The $1.8 trillion private credit market is under increasing scrutiny as concerns mount over potential risks, particularly within the technology and artificial intelligence sectors. Recent bankruptcies and warnings from prominent financial figures have sparked a debate about the health of the market and the potential for wider contagion, while regulators are stepping up oversight of products offered to individual investors.

Dimon’s Warning and the ‘Cockroach’ Effect

JPMorgan Chase CEO Jamie Dimon recently cautioned that recent bankruptcies could be indicative of deeper problems, comparing them to spotting a “cockroach” – a sign that more issues may be lurking beneath the surface. Bloomberg reported on this warning, which followed JPMorgan’s disclosure of a $170 million loss tied to its exposure to auto lender Tricolor Holdings.

Blue Owl’s Rebuttal and the Debate Over Risk

Marc Lipschultz, co-CEO of Blue Owl Capital Inc. (NYSE:OWL), sharply refuted Dimon’s assessment, suggesting the problems stemmed from syndicated loans led by banks, not the direct lending space. He quipped that Dimon might find “a lot more cockroaches at JPMorgan.” Benzinga detailed this exchange, highlighting Lipschultz’s argument that the failures were isolated incidents of alleged fraud within the traditional syndicated loan market.

However, Mohamed El-Erian, Allianz chief economic advisor, sided with Dimon, arguing that the credit issues are a predictable consequence of a prolonged period of easy money and lax credit standards. He warned that more defaults are inevitable, even if they don’t pose a systemic risk to the entire economy.

Rising Risks in the Technology and AI Sectors

The volume of credits trading below 80% of their face value has more than doubled since the end of the year, reaching $25 billion. Nearly a third of this amount is tied to loans in the technology and AI sectors, suggesting growing concerns about the sustainability of growth in these areas.

Regulatory Scrutiny and Investor Protection

Regulators are increasing their oversight of private credit products, particularly those marketed to individual investors. The Spanish National Securities Market Commission (CNMV) is closely monitoring the marketing of these products and making it more tricky to launch those with liquidity windows, aiming to prevent scenarios similar to those seen during the 2008 financial crisis.

The CNMV has warned against establishing maximum limits on redemption amounts for investments in private assets, emphasizing that investors should be aware of the illiquidity of these investments.

The Growth of Private Credit and the Role of Retail Investors

Private credit firms have seen their business increase sixfold since 2010, competing with traditional banks and offering higher potential returns, albeit with greater risk.

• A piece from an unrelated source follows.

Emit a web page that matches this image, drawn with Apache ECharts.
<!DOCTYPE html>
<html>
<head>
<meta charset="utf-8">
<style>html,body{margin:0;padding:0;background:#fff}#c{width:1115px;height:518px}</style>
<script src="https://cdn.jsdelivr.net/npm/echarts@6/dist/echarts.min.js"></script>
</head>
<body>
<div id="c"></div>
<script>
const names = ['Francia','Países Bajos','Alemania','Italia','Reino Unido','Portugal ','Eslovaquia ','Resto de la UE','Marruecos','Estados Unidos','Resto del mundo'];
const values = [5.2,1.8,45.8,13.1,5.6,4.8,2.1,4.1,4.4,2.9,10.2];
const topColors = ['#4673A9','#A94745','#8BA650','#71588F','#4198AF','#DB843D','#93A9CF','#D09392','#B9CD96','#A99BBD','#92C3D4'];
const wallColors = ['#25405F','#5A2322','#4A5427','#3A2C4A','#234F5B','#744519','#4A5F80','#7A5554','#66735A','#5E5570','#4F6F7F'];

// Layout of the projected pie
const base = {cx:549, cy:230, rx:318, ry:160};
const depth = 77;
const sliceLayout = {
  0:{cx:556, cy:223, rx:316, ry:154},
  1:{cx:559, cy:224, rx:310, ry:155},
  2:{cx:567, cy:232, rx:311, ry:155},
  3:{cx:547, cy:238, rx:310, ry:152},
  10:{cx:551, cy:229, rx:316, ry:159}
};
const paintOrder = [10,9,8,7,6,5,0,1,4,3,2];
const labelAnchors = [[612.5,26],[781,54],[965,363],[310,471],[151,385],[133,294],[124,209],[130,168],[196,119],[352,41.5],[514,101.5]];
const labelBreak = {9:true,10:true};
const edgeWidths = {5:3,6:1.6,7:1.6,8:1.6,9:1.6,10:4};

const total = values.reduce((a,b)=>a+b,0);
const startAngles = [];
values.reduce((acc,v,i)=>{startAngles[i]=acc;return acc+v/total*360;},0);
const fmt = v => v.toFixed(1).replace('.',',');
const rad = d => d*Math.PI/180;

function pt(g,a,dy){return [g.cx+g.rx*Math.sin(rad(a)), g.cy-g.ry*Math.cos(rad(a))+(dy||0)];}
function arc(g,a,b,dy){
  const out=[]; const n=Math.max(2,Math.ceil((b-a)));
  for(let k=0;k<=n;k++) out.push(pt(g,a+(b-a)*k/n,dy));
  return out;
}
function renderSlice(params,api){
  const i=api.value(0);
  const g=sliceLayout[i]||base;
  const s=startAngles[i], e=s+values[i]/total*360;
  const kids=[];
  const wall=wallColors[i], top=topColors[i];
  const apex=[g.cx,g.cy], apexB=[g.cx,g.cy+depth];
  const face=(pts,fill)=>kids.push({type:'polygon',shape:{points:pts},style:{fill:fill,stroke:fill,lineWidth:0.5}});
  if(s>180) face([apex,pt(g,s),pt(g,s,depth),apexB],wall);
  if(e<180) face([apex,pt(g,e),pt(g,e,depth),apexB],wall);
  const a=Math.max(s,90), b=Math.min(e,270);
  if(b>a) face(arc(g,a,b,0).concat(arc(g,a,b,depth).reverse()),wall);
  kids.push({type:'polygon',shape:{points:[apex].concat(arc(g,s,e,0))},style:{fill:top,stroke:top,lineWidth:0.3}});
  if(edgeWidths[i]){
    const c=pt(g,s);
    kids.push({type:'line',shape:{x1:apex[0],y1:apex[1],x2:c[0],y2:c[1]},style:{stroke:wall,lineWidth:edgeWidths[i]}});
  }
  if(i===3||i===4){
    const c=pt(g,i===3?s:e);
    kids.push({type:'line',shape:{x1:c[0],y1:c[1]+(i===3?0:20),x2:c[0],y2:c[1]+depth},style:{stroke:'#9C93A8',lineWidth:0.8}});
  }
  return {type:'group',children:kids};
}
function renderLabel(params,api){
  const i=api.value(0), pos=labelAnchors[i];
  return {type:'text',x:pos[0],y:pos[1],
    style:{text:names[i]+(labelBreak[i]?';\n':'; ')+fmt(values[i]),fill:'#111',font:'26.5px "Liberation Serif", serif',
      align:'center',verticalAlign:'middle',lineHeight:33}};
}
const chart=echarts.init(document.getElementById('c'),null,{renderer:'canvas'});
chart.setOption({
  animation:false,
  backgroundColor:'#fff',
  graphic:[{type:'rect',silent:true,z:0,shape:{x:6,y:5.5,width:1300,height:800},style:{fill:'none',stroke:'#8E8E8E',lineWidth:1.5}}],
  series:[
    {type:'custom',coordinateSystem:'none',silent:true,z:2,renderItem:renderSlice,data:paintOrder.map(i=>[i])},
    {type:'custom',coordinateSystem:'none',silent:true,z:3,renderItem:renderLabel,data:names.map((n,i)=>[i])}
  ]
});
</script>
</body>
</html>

The influx of retail investors into the private credit market is raising concerns about their understanding of the illiquidity and risks involved. Experts advocate for structures that encourage long-term commitment from individual investors, such as significant reimbursement penalties.

Concerns About ‘Zombie Funds’ and Market Contraction

Analysts at PitchBook warn that the private equity market may need to contract to restore balance, noting that the amount invested in private equity compared to exits reached record levels last year. Assets under management in so-called “zombie funds” – those that have exceeded their expected lifespan – are projected to exceed $1 trillion in 2025.

Bank Exposure to Private Credit

Both UBS and the Bank of Spain have highlighted the growing exposure of banks and insurers to private credit and alternative assets. The Bank of Spain notes that banking entities can be exposed directly through loans to companies backed by private equity funds, and indirectly through credit lines granted to the funds themselves or to investors in those funds. Business Times reported on these growing concerns.